В венгерской журналистике, на которой я был воспитан, существовал целый жанр, который никому в Израиле известен не был, – короткие, яркие и смешные заметки о людях. Не так был важен заголовок, как замаскированная булавка, скрепившая платье дамы из высшего общества, припрятанная бутылка джина у улыбчивого политика и цветастые наклейки авиакомпаний на футляре виолончели знаменитого музыканта.

Впервые в жизни я начал писать в собственном стиле.

У некоторых в «Маариве» это вызвало удивление, но мне было все равно. Если и уволят, я хоть буду знать, что попытался идти своим путем. Но довольно скоро стало понятно, что публике нравится этот новый стиль, и в моем скромном почтовом ящике начали скапливаться письма читателей.

Однажды утром я встретил в коридоре Шницера. Выходя из туалета, он вытирал руки бумажной салфеткой. Я кивнул ему и пошел дальше. Но он окликнул меня.

– Томи, – сказал он.

– Да? – обернулся я.

Видно было, что его занимает какая-то новая идея.

– Эти твои колонки, – сказал он неуверенно, – читателям, похоже, нравятся.

– Так говорят.

– Может, сделаешь такую колонку по пятницам? Бери у людей интервью и пиши про них веселые истории.

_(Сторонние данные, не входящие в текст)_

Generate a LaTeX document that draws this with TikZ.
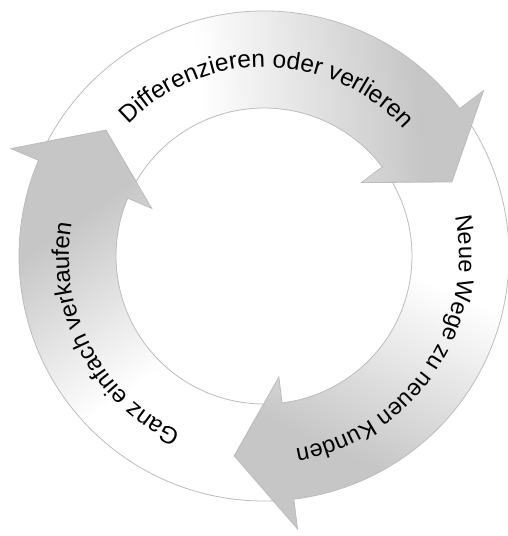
\documentclass[tikz,border=0pt]{standalone}
\usepackage{fontspec}
\newfontfamily\arrowfont{Liberation Sans}
\usetikzlibrary{decorations.text}
\definecolor{arrgray}{RGB}{198,198,198}
\definecolor{ringline}{RGB}{188,188,188}
\pgfdeclarehorizontalshading{arrowshade}{100bp}{color(0bp)=(white); color(42bp)=(white); color(68bp)=(arrgray); color(100bp)=(arrgray)}
\tikzset{
  arrowbody/.style={shading=arrowshade, draw=ringline, line width=0.8pt, line join=miter},
}
% #1 rotation offset (degrees), #2 shading angle
\newcommand{\ringarrow}[2]{%
  \shadedraw[arrowbody, shading angle=#2]
    ({152.14+#1}:245pt) arc[start angle={152.14+#1}, end angle={37+#1}, radius=245pt]
    -- ({37+#1}:275pt) -- ({21.5+#1}:202pt) -- ({37+#1}:122pt) -- ({37+#1}:148pt)
    arc[start angle={37+#1}, end angle={149.83+#1}, radius=148pt]
    -- ({141.5+#1}:202pt) -- cycle;
}
% #1 centre angle, #2 baseline radius, #3 font size, #4 text
\newcommand{\ringtext}[4]{%
  \path[decorate, decoration={text along path, text align=center,
    text={|\arrowfont\fontsize{#3}{28pt}\selectfont|#4}}]
    ({#1+80}:#2) arc[start angle={#1+80}, end angle={#1-80}, radius=#2];
}
\begin{document}
\begin{tikzpicture}
\useasboundingbox (0,0) rectangle (508pt,536pt);
\begin{scope}[shift={(264pt,280pt)}]
  \ringarrow{0}{5}
  \ringarrow{-120}{-115}
  \ringarrow{120}{125}
  \ringtext{89}{189pt}{24.5pt}{Differenzieren oder verlieren}
  \ringtext{-34.5}{195pt}{23.5pt}{Neue Wege zu neuen Kunden}
  \ringtext{207.5}{195pt}{24pt}{Ganz einfach verkaufen}
\end{scope}
\end{tikzpicture}
\end{document}
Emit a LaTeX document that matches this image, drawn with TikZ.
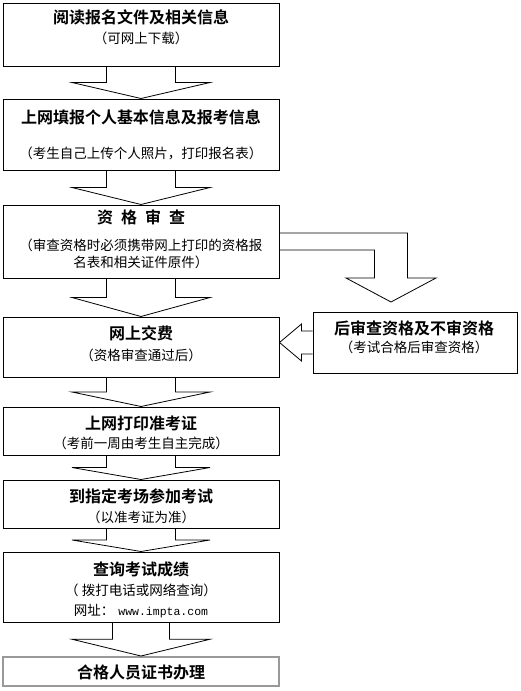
\documentclass[tikz,border=0pt]{standalone}
\usepackage{fontspec}
\setmainfont{Noto Sans CJK SC}[BoldFont={Noto Sans CJK SC Bold}]
\setmonofont{Liberation Mono}
\usetikzlibrary{calc}

\tikzset{
  stage/.style={draw, line width=1pt, minimum width=276, minimum height=#1, inner sep=0},
  head/.style={font=\bfseries\fontsize{16}{18}\selectfont, inner sep=0},
  note/.style={font=\fontsize{13.5}{17}\selectfont, align=center, inner sep=0},
  blk/.style={line width=0.8pt, line join=miter}
}

% block arrow pointing down from one stage to the next
\newcommand{\downblock}[3][34.5]{%
  \coordinate (mid) at ($(#2.south)!0.5!(#3.north)$) ;
  \draw[blk] ($(#2.south)+(-#1,0)$) -- ($(mid)+(-#1,0)$) -- ($(mid)+(-69,0)$)
    -- (#3.north) -- ($(mid)+(69,0)$) -- ($(mid)+(#1,0)$) -- ($(#2.south)+(#1,0)$) ;
}

\begin{document}
\begin{tikzpicture}[x=1pt, y=-1pt]
  \useasboundingbox (0,0) rectangle (521,691) ;

  \node[stage=63] (b1) at (141,34.5) {} ;
  \node[head] (t1a) at (141,17) {阅读报名文件及相关信息} ;
  \node[note] (t1b) at (141,38) {（可网上下载）} ;

  \node[stage=71] (b2) at (141,134.5) {} ;
  \node[head] (t2a) at (141,117) {上网填报个人基本信息及报考信息} ;
  \node[note] (t2b) at (141,153) {（考生自己上传个人照片，打印报名表）} ;

  \node[stage=73] (b3) at (141,241.5) {} ;
  \node[head] (t3a) at (141,217) {资\hspace{8pt}格\hspace{8pt}审\hspace{8pt}查} ;
  \node[note] (t3b) at (141,253.5) {（审查资格时必须携带网上打印的资格报\\名表和相关证件原件）} ;

  \node[stage=60] (b4) at (141,347) {} ;
  \node[head] (t4a) at (141,333) {网上交费} ;
  \node[note] (t4b) at (141,355) {（资格审查通过后）} ;

  \node[stage=61, minimum width=204] (b5) at (415,342.5) {} ;
  \node[head] (t5a) at (414,328) {后审查资格及不审资格} ;
  \node[note] (t5b) at (414,347) {（考试合格后审查资格）} ;

  \node[stage=48] (b6) at (141,431) {} ;
  \node[head] (t6a) at (141,423) {上网打印准考证} ;
  \node[note] (t6b) at (141,443) {（考前一周由考生自主完成）} ;

  \node[stage=48] (b7) at (141,504) {} ;
  \node[head] (t7a) at (141,496) {到指定考场参加考试} ;
  \node[note] (t7b) at (141,517) {（以准考证为准）} ;

  \node[stage=70] (b8) at (141,587) {} ;
  \node[head] (t8a) at (141,569) {查询考试成绩} ;
  \node[note] (t8b) at (141,590) {（ 拨打电话或网络查询）} ;
  \node[note] (t8c) at (141,611) {网址：\hspace{4pt}{\ttfamily\fontsize{11.5}{13}\selectfont www.impta.com}} ;

  \node[stage=29, draw=gray!80, line width=2pt] (b9) at (141,671.5) {} ;
  \node[head] (t9) at (141,672) {合格人员证书办理} ;

  \downblock{b1}{b2}
  \downblock{b2}{b3}
  \downblock{b3}{b4}
  \downblock{b4}{b6}
  \downblock{b6}{b7}
  \downblock{b7}{b8}
  \downblock[28.5]{b8}{b9}

  % side branch to the later check, and back into the fee stage
  \coordinate (sidetip) at (391,302) ;
  \draw[blk] ($(b3.east)+(0,-8.5)$) -| ($(sidetip)+(16.5,-24)$) -- ($(sidetip)+(45,-24)$)
    -- (sidetip) -- ($(sidetip)+(-45,-24)$) -- ($(sidetip)+(-16.5,-24)$) |- ($(b3.east)+(0,8.5)$) ;
  \draw[blk] ($(b5.west)+(0,-11.5)$) -- ++(-11,0) -- ++(0,-7) -- (b4.east |- b5.west)
    -- ($(b5.west)+(-11,18.5)$) -- ++(0,-7) -- ($(b5.west)+(0,11.5)$) ;
\end{tikzpicture}
\end{document}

– Договорились. Когда начинать?

– На следующей неделе.

– Хорошо.

Я нарочито спокойно пошел дальше, спиной чувствуя, что он продолжает смотреть мне вслед, все еще сомневаясь, правильно ли поступил. Но как только я свернул за угол, то начал прыгать по ступенькам как сумасшедший. Своя колонка! Каждую неделю! Одна из секретарш, поднимавшаяся мне навстречу, остановилась, окинула меня обеспокоенным взглядом, развернулась и осторожно пошла в другую сторону.

Немного успокоившись, я спросил себя, что было бы, если бы Шницер не вышел по нужде тем утром. У меня нет ответа на этот вопрос. Может быть, эта идея все равно пришла бы ему в голову, а возможно, что я на долгие годы остался бы в «Уйкелет» и закончил свою карьеру одним из ее руководителей. Жизнь складывается из очень многих «если», и лучше прыгать по ступенькам, чем разбираться во всем этом.

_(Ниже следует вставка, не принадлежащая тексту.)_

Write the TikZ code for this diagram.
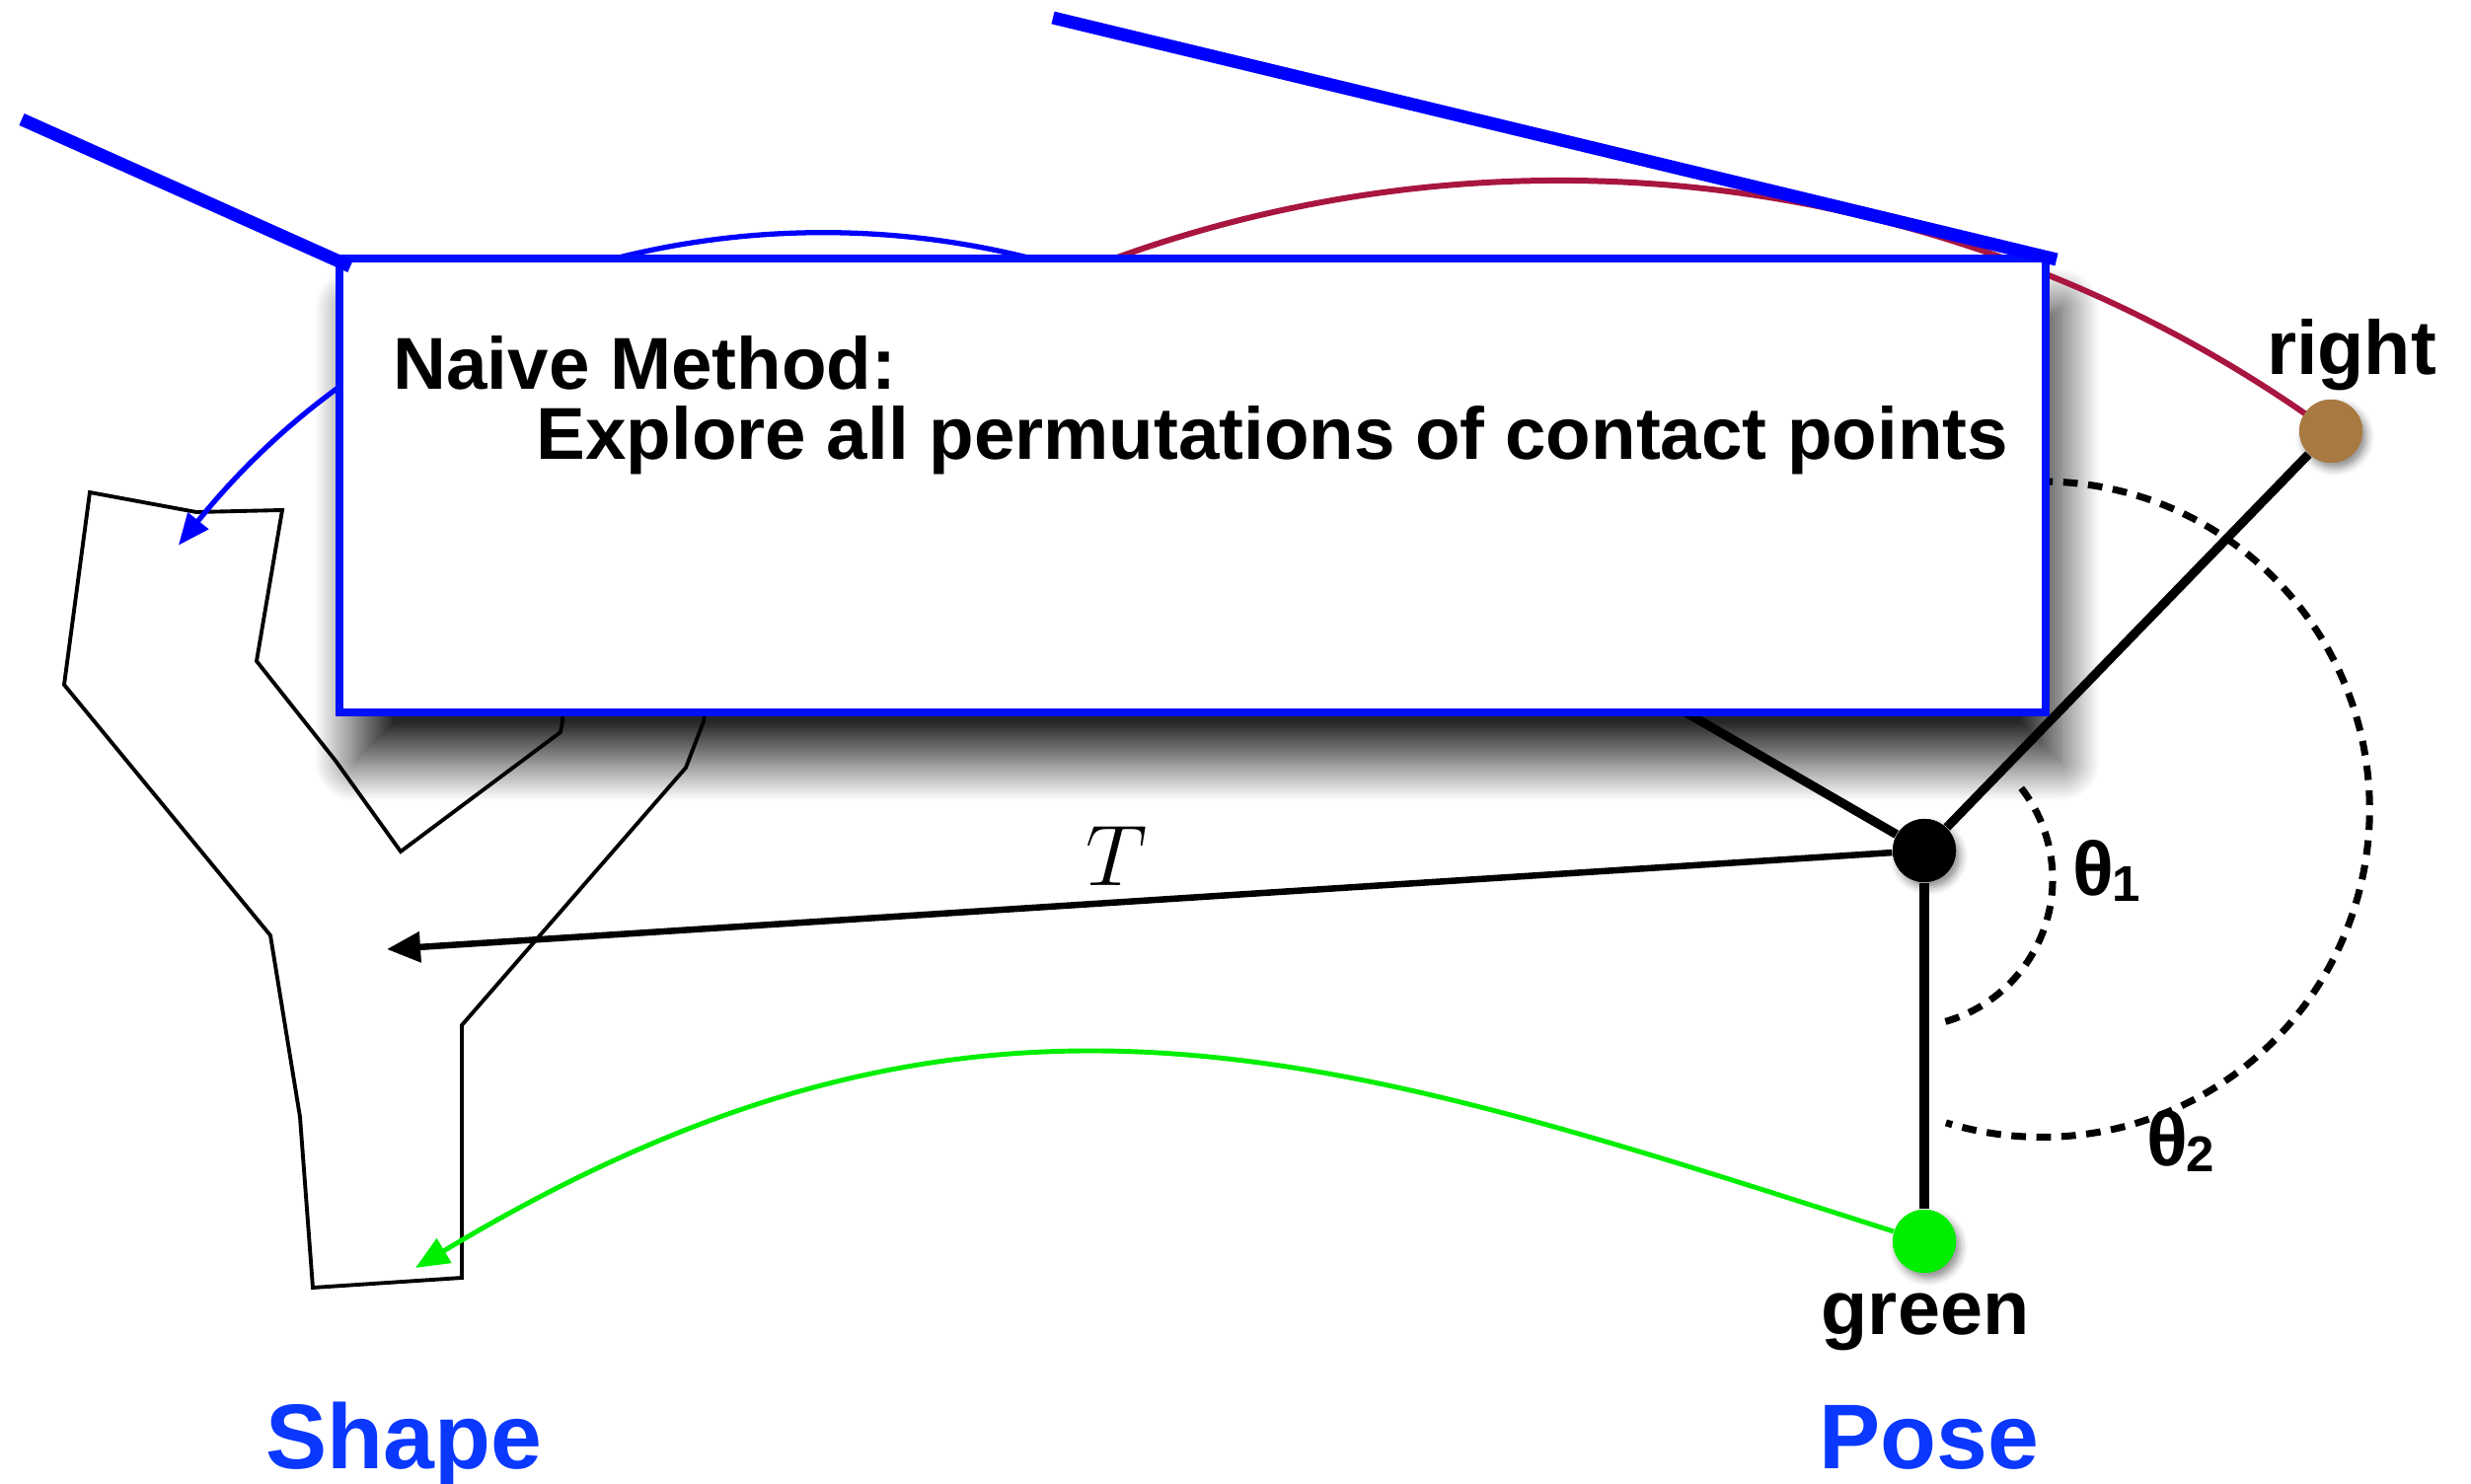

Моя колонка «Герои недели» стала популярной в одночасье.

Каждую неделю я брал интервью у трех-четырех человек и делал из них короткие эпизоды – по четыреста-пятьсот слов. Иногда мне казалось, что в Израиле нет человека, у которого я хотя бы пару раз не взял интервью. Шницер, лопаясь от гордости, написал: «Ты можешь быть выдающимся ученым, процветающим финансистом, многообещающим художником, молодым популярным поэтом или политическим интриганом – но если тебе еще не позвонили с приглашением на интервью к Лапиду, значит, ты еще не добрался до остановки под названием “Успех”».

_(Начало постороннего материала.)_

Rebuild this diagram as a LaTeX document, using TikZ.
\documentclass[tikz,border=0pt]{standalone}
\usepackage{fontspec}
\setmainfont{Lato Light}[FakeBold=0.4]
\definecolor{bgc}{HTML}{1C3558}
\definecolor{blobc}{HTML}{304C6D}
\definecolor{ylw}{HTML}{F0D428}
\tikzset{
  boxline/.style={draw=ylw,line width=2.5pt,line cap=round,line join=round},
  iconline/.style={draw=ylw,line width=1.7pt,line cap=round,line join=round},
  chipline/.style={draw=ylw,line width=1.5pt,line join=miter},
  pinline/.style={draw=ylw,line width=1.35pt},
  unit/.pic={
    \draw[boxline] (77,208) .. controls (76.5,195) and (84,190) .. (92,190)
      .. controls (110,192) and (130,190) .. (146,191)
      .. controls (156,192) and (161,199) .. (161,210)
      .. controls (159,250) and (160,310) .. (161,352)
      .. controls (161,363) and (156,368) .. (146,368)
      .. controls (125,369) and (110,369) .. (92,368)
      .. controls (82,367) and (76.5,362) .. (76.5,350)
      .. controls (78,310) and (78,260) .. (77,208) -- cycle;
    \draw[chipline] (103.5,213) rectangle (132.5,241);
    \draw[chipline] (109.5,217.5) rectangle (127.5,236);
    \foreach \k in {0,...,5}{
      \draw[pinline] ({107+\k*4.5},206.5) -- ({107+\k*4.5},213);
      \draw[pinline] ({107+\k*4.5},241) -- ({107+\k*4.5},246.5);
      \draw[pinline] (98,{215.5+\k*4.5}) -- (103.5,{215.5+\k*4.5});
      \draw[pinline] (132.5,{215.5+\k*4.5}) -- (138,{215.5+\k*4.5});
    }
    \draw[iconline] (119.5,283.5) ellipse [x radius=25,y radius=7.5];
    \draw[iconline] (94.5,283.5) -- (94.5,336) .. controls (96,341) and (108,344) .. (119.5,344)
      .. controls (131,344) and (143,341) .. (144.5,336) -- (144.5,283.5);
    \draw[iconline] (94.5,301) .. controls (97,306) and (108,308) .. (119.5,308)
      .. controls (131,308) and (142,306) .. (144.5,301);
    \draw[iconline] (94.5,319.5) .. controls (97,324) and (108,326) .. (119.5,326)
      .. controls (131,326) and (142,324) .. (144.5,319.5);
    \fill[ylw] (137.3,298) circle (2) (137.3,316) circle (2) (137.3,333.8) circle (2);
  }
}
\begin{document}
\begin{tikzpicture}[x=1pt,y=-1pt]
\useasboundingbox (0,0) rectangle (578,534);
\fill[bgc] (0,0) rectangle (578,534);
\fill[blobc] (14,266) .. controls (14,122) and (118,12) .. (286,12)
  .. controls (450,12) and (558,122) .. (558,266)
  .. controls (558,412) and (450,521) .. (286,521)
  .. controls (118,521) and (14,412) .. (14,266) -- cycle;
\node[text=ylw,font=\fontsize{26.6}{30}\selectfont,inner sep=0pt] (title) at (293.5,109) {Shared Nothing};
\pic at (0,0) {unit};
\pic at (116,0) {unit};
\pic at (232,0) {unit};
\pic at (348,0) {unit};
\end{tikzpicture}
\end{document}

Я не ограничивался израильтянами. Было много встреч с иностранцами. Молодое еврейское государство привлекало тогда всеобщее внимание, многие приезжали взглянуть на новое чудо собственными глазами. Они рассказывали миру о нас, а я рассказывал нашим о них.

За пять лет существования моей колонки я брал интервью у Ива Монтана и Симоны Синьоре, Рудольфа Нуриева и Коко Шанель, у Генри Киссинджера и Вилли Брандта, у Игоря Стравинского и Пабло Казальса, у Эллы Фицджеральд и Амалии Родригиш, Стэнли Мэтьюза и Артура Рубинштейна, Джона Гилгуда и Питера Селлерса и многих, многих других. Некоторые из них, как Харри Голден и Дэнни Кей, стали моими друзьями. Больше всего им нравилось то, что я не задавал банальные вопросы, которыми журналисты терзали их повсеместно.

С музыкантами я говорил о политике, с политиками – о моде, а с законодателями моды – о военной истории. Луи Армстронг рассказал мне о днях, проведенных в тюрьме на юге Соединенных Штатов, Марсель Марсо – о своем детстве в глубоко религиозной еврейской семье в Страсбурге, а Елена Рубинштейн – о своей самой дорогой в мире коллекции миниатюрной мебели. Когда она после интервью встала, я понял, откуда взялось ее увлечение: легенда косметического рынка сама была миниатюрной, ростом не более ста пятидесяти сантиметров.